The word "propaganda" is, as everybody knows, the feminine singular gerundive of Latin propagare, to propagate, hence "that (feminine) thing that has to be propagated", from the 1622 Sacra Congregatio de Propaganda Fide, the Holy Congregation for the Faith, Which Needs to Be Spread (my translation—the official name is not so attentive to the grammar of the Latin) or committee of cardinals supervising foreign missions, which the Counter-Reformation clerics obviously believed was a good thing (it still exists, since 1967 under the name "Congregation for the Evangelization of Peoples"). You might think it got its negative connotations in the first place from Protestants back in the 17th century, but it didn't really become a popular word until the 20th century, in the leadup to World War I, and reached its climax in the leadup to World War II—
But the World War I connection must begin with a neutral, bureaucratic use of the word in Britain, where Chancellor of the Exchequer David Lloyd George set up a Bureau of War Propaganda in the first weeks of the war, eventually incorporated into the Ministry of Information headed by Lord Beaverbrook, the owner of the Daily Express (until 1917 the secret owner, which is pretty weird when you think about it), with Lord Northcliffe, owner of the Daily Mail and Daily Mirror, in charge of propaganda intended for enemy nations. Meanwhile the revolutionary Communist Party of Russia had a Section of Agitation and Propaganda (Otdel Agitatsii i Propagandy, Agitprop for short) in its Central Committee, which would become a permanent feature of all the parties of the Soviet Union form the revolution and subsequent civil war onwards, even as the wacky, joyous imagery of early Agitprop turned sour, ugly, and fundamentally conservative under Stalin.

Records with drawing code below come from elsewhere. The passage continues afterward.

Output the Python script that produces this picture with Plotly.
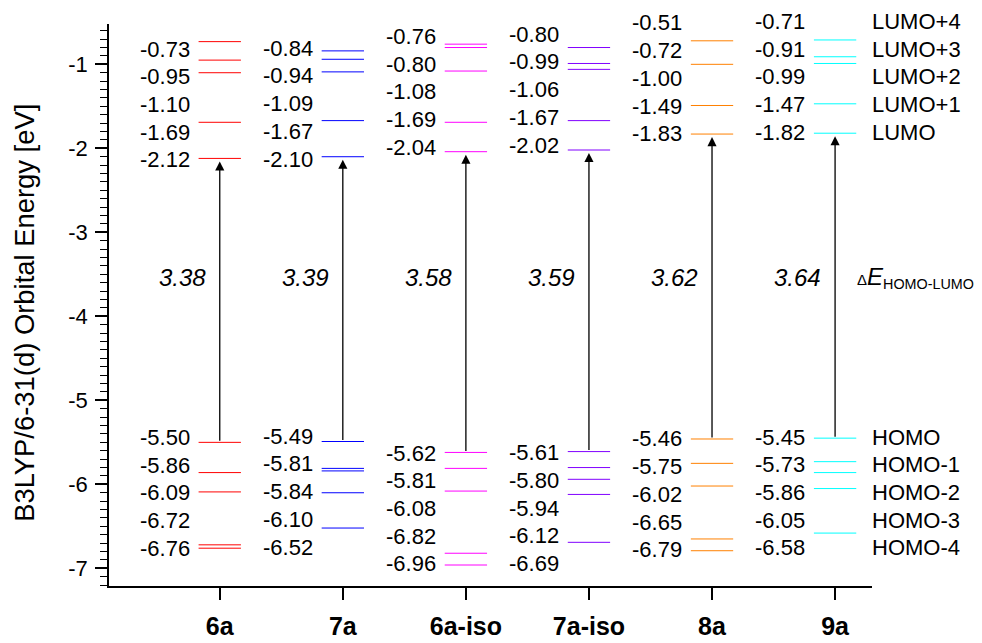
import plotly.graph_objects as go

# ---------------- data ----------------
categories = ["6a", "7a", "6a-iso", "7a-iso", "8a", "9a"]
colors = ["#FF0000", "#0000FF", "#FF00FF", "#8000FF", "#FF8000", "#00FFFF"]

lumo   = [-2.12, -2.10, -2.04, -2.02, -1.83, -1.82]
lumo_1 = [-1.69, -1.67, -1.69, -1.67, -1.49, -1.47]
lumo_2 = [-1.10, -1.09, -1.08, -1.06, -1.00, -0.99]
lumo_3 = [-0.95, -0.94, -0.80, -0.99, -0.72, -0.91]
lumo_4 = [-0.73, -0.84, -0.76, -0.80, -0.51, -0.71]

homo   = [-5.50, -5.49, -5.62, -5.61, -5.46, -5.45]
homo_1 = [-5.86, -5.81, -5.81, -5.80, -5.75, -5.73]
homo_2 = [-6.09, -5.84, -6.08, -5.94, -6.02, -5.86]
homo_3 = [-6.72, -6.10, -6.82, -6.12, -6.65, -6.05]
homo_4 = [-6.76, -6.52, -6.96, -6.69, -6.79, -6.58]

gap = [3.38, 3.39, 3.58, 3.59, 3.62, 3.64]

lumo_names = ["LUMO", "LUMO+1", "LUMO+2", "LUMO+3", "LUMO+4"]
homo_names = ["HOMO", "HOMO-1", "HOMO-2", "HOMO-3", "HOMO-4"]
y_ticks = [-7, -6, -5, -4, -3, -2, -1]

# ---------------- layout constants ----------------
HALF_W = 0.172        # half width of a level line (x units)
LABEL_STEP = 27.7     # px between stacked value labels
GAP_Y = -3.54         # vertical position of the gap labels
FONT = "Liberation Sans, Arial, sans-serif"
# per-column vertical nudge (px) of the label stacks
LUMO_NUDGE = [-1.4, -2.3, 4.4, 5.0, 0.3, 1.0]
HOMO_NUDGE = [5.0, 5.3, -0.6, -1.3, 0.0, 1.0]

lumo_sets = [lumo, lumo_1, lumo_2, lumo_3, lumo_4]
homo_sets = [homo, homo_1, homo_2, homo_3, homo_4]

fig = go.Figure()
annotations = []

for i, cat in enumerate(categories):
    xc = i + 1
    xs, ys = [], []
    for s in lumo_sets + homo_sets:
        xs += [xc - HALF_W, xc + HALF_W, None]
        ys += [s[i], s[i], None]
    fig.add_trace(go.Scatter(x=xs, y=ys, mode="lines",
                             line=dict(color=colors[i], width=1),
                             hoverinfo="skip", showlegend=False))
    # value labels (LUMO stack upward, HOMO stack downward)
    for k, s in enumerate(lumo_sets):
        annotations.append(dict(x=xc, y=lumo[i], xref="x", yref="y",
                                text=f"{s[i]:.2f}", showarrow=False,
                                xanchor="right", yanchor="middle",
                                xshift=-28, yshift=LUMO_NUDGE[i] + LABEL_STEP * k,
                                font=dict(size=22, family=FONT, color="black")))
    for k, s in enumerate(homo_sets):
        annotations.append(dict(x=xc, y=homo[i], xref="x", yref="y",
                                text=f"{s[i]:.2f}", showarrow=False,
                                xanchor="right", yanchor="middle",
                                xshift=-28, yshift=HOMO_NUDGE[i] - LABEL_STEP * k,
                                font=dict(size=22, family=FONT, color="black")))
    # arrow HOMO -> LUMO
    annotations.append(dict(x=xc, y=lumo[i], ax=xc, ay=homo[i],
                            xref="x", yref="y", axref="x", ayref="y",
                            text="", showarrow=True, arrowhead=2,
                            arrowsize=1.4, arrowwidth=1.3, arrowcolor="black",
                            standoff=3))
    # gap label
    annotations.append(dict(x=xc, y=GAP_Y, xref="x", yref="y",
                            text=f"<i>{gap[i]:.2f}</i>", showarrow=False,
                            xanchor="right", yanchor="middle", xshift=-12,
                            font=dict(size=24, family=FONT, color="black")))

# orbital names on the right (aligned with last column's labels)
last = len(categories) - 1
for k, name in enumerate(lumo_names):
    annotations.append(dict(x=last + 1, y=lumo[last], xref="x", yref="y",
                            text=name, showarrow=False, xanchor="left",
                            yanchor="middle", xshift=35,
                            yshift=LUMO_NUDGE[last] + LABEL_STEP * k,
                            font=dict(size=22, family=FONT, color="black")))
for k, name in enumerate(homo_names):
    annotations.append(dict(x=last + 1, y=homo[last], xref="x", yref="y",
                            text=name, showarrow=False, xanchor="left",
                            yanchor="middle", xshift=35,
                            yshift=HOMO_NUDGE[last] - LABEL_STEP * k,
                            font=dict(size=22, family=FONT, color="black")))

annotations.append(dict(x=last + 1, y=GAP_Y, xref="x", yref="y",
                        text="<span style='font-size:15px'>Δ</span>"
                             "<i><span style='font-size:24px'>E</span></i>"
                             "<sub>HOMO-LUMO</sub>",
                        showarrow=False, xanchor="left", yanchor="middle",
                        xshift=20, font=dict(size=20.5, family=FONT, color="black")))

# y axis title
annotations.append(dict(x=0, y=0.486, xref="paper", yref="paper",
                        text="B3LYP/6-31(d) Orbital Energy [eV]", textangle=-90,
                        showarrow=False, xanchor="center", yanchor="middle",
                        xshift=-84, font=dict(size=27.4, family=FONT, color="black")))

fig.update_layout(
    width=974, height=635,
    margin=dict(l=101, r=110, t=16, b=57, autoexpand=False),
    plot_bgcolor="white", paper_bgcolor="white",
    font=dict(family=FONT, color="black"),
    showlegend=False,
    annotations=annotations,
    xaxis=dict(range=[0.1, 6.3], tickmode="array", automargin=False,
               tickvals=list(range(1, len(categories) + 1)), ticktext=categories,
               ticks="outside", ticklen=12, tickwidth=1.5, tickcolor="black",
               showline=True, linewidth=1.5, linecolor="black",
               showgrid=False, zeroline=False, ticklabelstandoff=5,
               tickfont=dict(size=25, family=FONT, color="black", weight="bold")),
    yaxis=dict(range=[-7.21, -0.52], tickmode="array", automargin=False,
               tickvals=y_ticks, ticktext=[f"{v:d}" for v in y_ticks],
               ticks="outside", ticklen=12, tickwidth=1.5, tickcolor="black",
               minor=dict(ticks="outside", ticklen=7, tickwidth=1.2,
                          tickcolor="black", dtick=0.1, tick0=0),
               showline=True, linewidth=1.5, linecolor="black",
               showgrid=False, zeroline=False, ticklabelstandoff=3,
               tickfont=dict(size=22, family=FONT, color="black")),
)

fig.write_html("out.html")
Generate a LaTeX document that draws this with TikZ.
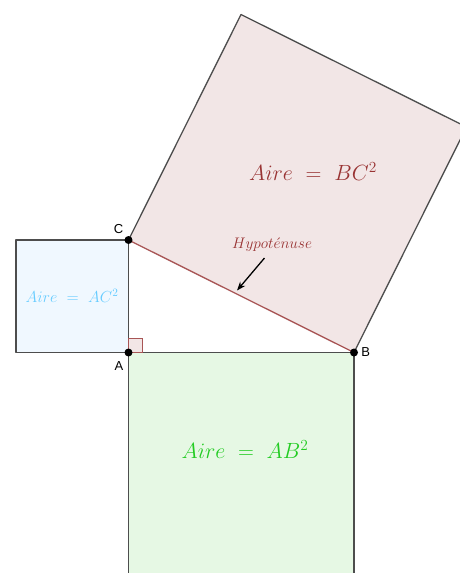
\RequirePackage{fix-cm}
\documentclass[tikz,border=0pt]{standalone}
\usepackage{fontspec}
\usepackage{tikz}
\usetikzlibrary{arrows.meta,positioning,calc}
\newfontfamily\labfont{Liberation Sans}
\definecolor{Wine}{HTML}{993333}
\definecolor{PaleRose}{HTML}{F2E6E6}
\definecolor{SkyText}{HTML}{66CCFF}
\definecolor{PaleSky}{HTML}{F0F8FF}
\definecolor{Leaf}{HTML}{22CC22}
\definecolor{PaleLeaf}{HTML}{E6F8E4}
\definecolor{Edge}{HTML}{4D4D4D}
\definecolor{HypLine}{HTML}{A85555}

\begin{document}
\begin{tikzpicture}[x=1pt, y=-1pt, >=Stealth]
\tikzset{side/.style={draw=Edge, line width=1.3pt, line join=round}, pt/.style={circle, fill=black, inner sep=0pt, minimum size=8pt}, lab/.style={font=\labfont\fontsize{13}{13}\selectfont, text=black, inner sep=1pt}, aire/.style={font=\fontsize{22}{22}\selectfont}}
\clip (0,0) rectangle (460,573);
\coordinate (A) at (128.5,352.5);
\coordinate (B) at (354,352.5);
\coordinate (C) at (128.5,240);
\coordinate (ACl) at (16,240);
\coordinate (ACb) at (16,352.5);
\coordinate (ABl) at (128.5,578);
\coordinate (ABr) at (354,578);
\coordinate (BCt) at ($(C)!1!90:(B)$);
\coordinate (BCr) at ($(B)!1!-90:(C)$);
% carres
\draw[side, fill=PaleSky] (C) -- (ACl) -- (ACb) -- (A) -- cycle;
\draw[side, fill=PaleLeaf] (A) -- (ABl) -- (ABr) -- (B) -- cycle;
\draw[side, fill=PaleRose] (C) -- (BCt) -- (BCr) -- (B);
\draw[HypLine, line width=1.3pt] (B) -- (C);
\draw[HypLine, line width=1pt, fill=PaleRose] (A) rectangle ++(14,-14);
% aires
\node[aire, text=Wine] (aireBC) at (313,172) {$Aire\ =\ BC^2$};
\node[aire, text=Leaf] (aireAB) at (245,450) {$Aire\ =\ AB^2$};
\node[font=\fontsize{16}{16}\selectfont, text=SkyText] (aireAC) at (72,296) {$Aire\ =\ AC^2$};
\node[font=\fontsize{15.3}{15}\selectfont, text=Wine] (hyp) at (272,245) {$Hypot\acute{e}nuse$};
\coordinate (hs) at (264.5,258);
\coordinate (he) at (237,290.5);
\draw[->, line width=1.3pt] (hs) -- (he);
% points
\node[pt] (pA) at (A) {};
\node[pt] (pB) at (B) {};
\node[pt] (pC) at (C) {};
\node[lab, above left=2pt and 1pt of pC] (lC) {C};
\node[lab, below left=5pt and 1pt of pA] (lA) {A};
\node[lab, right=2pt of pB] (lB) {B};
\end{tikzpicture}
\end{document}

The propaganda of all the combatants in World War I was dishonest and vicious enough to give the word a permanent bad smell. Joseph Goebbels, who had willingly told international journalists in 1931 that he would use American advertising techniques should the Nazi Party come to power in Germany, worried two years later when Chancellor Hitler invited him to set up a Reichsministerium für Volksaufklärung und Propaganda (Imperial Ministry for the Enlightenment of the People and for Propaganda); it didn't sound right, and he asked Hitler to allow him to give it a different name, but Hitler insisted. I think that is an extremely interesting detail: I wonder if Hitler was an early understander of the Putinian principle that there's no need for the Leader to pretend he's not lying—the point isn't to convince them what you're saying is true but to frighten them into abandoning the concept of truth altogether, in favor of obedience.
I'm kind of encouraged, in that context, to note the emergence of the word "advocacy" on that chart at the beginning of the 21st century, representing as it does a kind of journalism that can aim to take a side without dishonesty—a side in favor of democracy, or of liberty and equality and fraternity, which is better, literally more truthful, than the View From Nowhere espoused in J-school.
Propaganda in the narrow sense, the "different kind of propaganda" Luddite wants to reserve his complaints for, is more suitable, like voter fraud, sexual hypocrisy, and tax evasion, to conservatives.